Так, к примеру, воспетый Клюевым «керженский дух» староверов оказался гораздо авангарднее ветхой официально-церковной бутафории...

Однако сегодня подобных культурных прорывов практически не заметно. Те, кто называет себя «постмодернистами», избегают противостояния с властью, ограничиваясь вялым стебом над ее «культурными основами». Громко заявленная «Россия-2» оказалась лишь дозволенной кислой фрондой над официальной «Россией-1», алхимический опыт превратился в сообщающиеся сосуды...

Культура «пост-» была актуальна, пока деконструировала прежние стереотипы. Когда же стереотипом стала она сама, это означает успешное завершение цикла. Новый культурный цикл откроют лишь те, кто будет мыслить категориями не «пост-», а «прото-». Кто будет не отталкиваться от прошлого, но вглядываться в будущее. Архетип этого перехода есть на заре русской истории – когда вместо расширения Старой Ладоги, первой столицы, революционеры своего времени построили Новый Город – впоследствии так и названный…
 

Северный выбор

Очевидно, что ни «православные фундаменталисты», ни «современные художники» этого выбора не преемствуют. Для них остаются актуальными разборки прошлого века. Оставим мертвым хоронить своих мертвецов.
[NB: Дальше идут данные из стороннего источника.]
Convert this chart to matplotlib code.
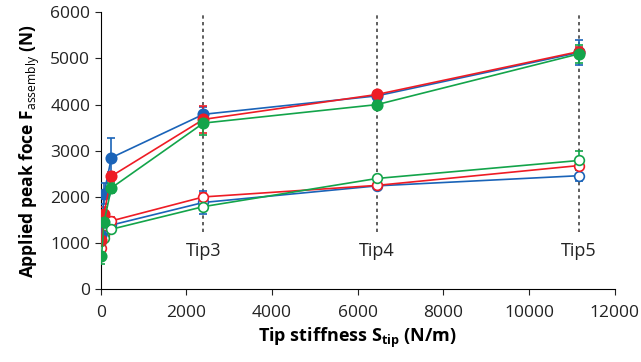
import matplotlib
matplotlib.use("Agg")
import matplotlib.pyplot as plt
import numpy as np

plt.rcParams['font.family'] = ['Open Sans', 'DejaVu Sans']
plt.rcParams['mathtext.fontset'] = 'custom'
plt.rcParams['mathtext.rm'] = 'Open Sans'
plt.rcParams['mathtext.bf'] = 'Open Sans:bold'

# tip stiffness (N/m)
stiffness = [20, 80, 250, 2400, 6450, 11170]
tip_names = ["Tip3", "Tip4", "Tip5"]
tip_x = [2400, 6450, 11170]

# filled series
blue_filled = [1170, 2070, 2850, 3790, 4190, 5130]
red_filled = [1060, 1640, 2450, 3680, 4220, 5150]
green_filled = [715, 1460, 2195, 3600, 4000, 5100]
blue_filled_err = [100, 230, 420, 150, 50, 280]
red_filled_err = [100, 150, 100, 300, 80, 100]
green_filled_err = [170, 150, 100, 250, 50, 200]

# open series
blue_open = [1090, 1250, 1390, 1880, 2240, 2460]
red_open = [900, 1180, 1480, 2000, 2250, 2680]
green_open = [1050, 1120, 1300, 1790, 2400, 2790]
blue_open_err = [100, 150, 100, 250, 50, 120]
red_open_err = [80, 100, 80, 80, 50, 80]
green_open_err = [80, 100, 80, 80, 50, 200]

blue = "#1a63b8"
red = "#ee1c25"
green = "#13a44a"

fig = plt.figure(figsize=(6.41, 3.62), dpi=100)
ax = fig.add_axes([0.157, 0.201, 0.802, 0.765])

for x in tip_x:
    ax.plot([x, x], [1250, 6000], ls=(0, (2, 2)), color="#444444", lw=1.2, zorder=1)
for name, x in zip(tip_names, tip_x):
    ax.text(x, 830, name, ha="center", va="center", fontsize=13, color="#222222")

series = [
    (blue_open, blue_open_err, blue, False),
    (red_open, red_open_err, red, False),
    (green_open, green_open_err, green, False),
    (blue_filled, blue_filled_err, blue, True),
    (red_filled, red_filled_err, red, True),
    (green_filled, green_filled_err, green, True),
]
for ys, err, c, filled in series:
    ax.errorbar(stiffness, ys, yerr=err, color=c, lw=1.2, elinewidth=1.2,
                capsize=3, capthick=1.2, marker="o", markersize=7.5 if filled else 7,
                markerfacecolor=c if filled else "white", markeredgecolor=c,
                markeredgewidth=1.2, zorder=3)

ax.set_xlim(0, 12000)
ax.set_ylim(0, 6000)
ax.set_xticks(np.arange(0, 12001, 2000))
ax.set_yticks(np.arange(0, 6001, 1000))
ax.spines["top"].set_visible(False)
ax.spines["right"].set_visible(False)
ax.tick_params(direction="out", length=4, labelsize=12.5, colors="#222222")
ax.tick_params(axis="x", pad=7)
ax.set_xlabel(r"Tip stiffness S$_{\mathbf{tip}}$ (N/m)", fontsize=13, fontweight="bold", labelpad=4)
ax.set_ylabel(r"Applied peak foce F$_{\mathrm{assembly}}$ (N)", fontsize=12.5, fontweight="bold", labelpad=6)

fig.savefig("out.png", dpi=100)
«Идея севера противоположна идее центра», - сформулировал как-то основную метафизическую проблему Гейдар Джемаль. При этом «север» и «центр» - вовсе не географические категории. Во всяком случае, с тех пор, как вольные новгородцы были рассеяны по России, а их республика заселена московскими холопами…

«Центром» с той поры стала сама тенденция к унификации. «Севером» - воля к открытиям. Нынешний «Третий Рим» отчаянно напоминает «Первый». A тогда вестготам Алариха было совершенно наплевать на терзавшие «вечный город» дискуссии «христиан» и «язычников». Они просто открывали новую эпоху.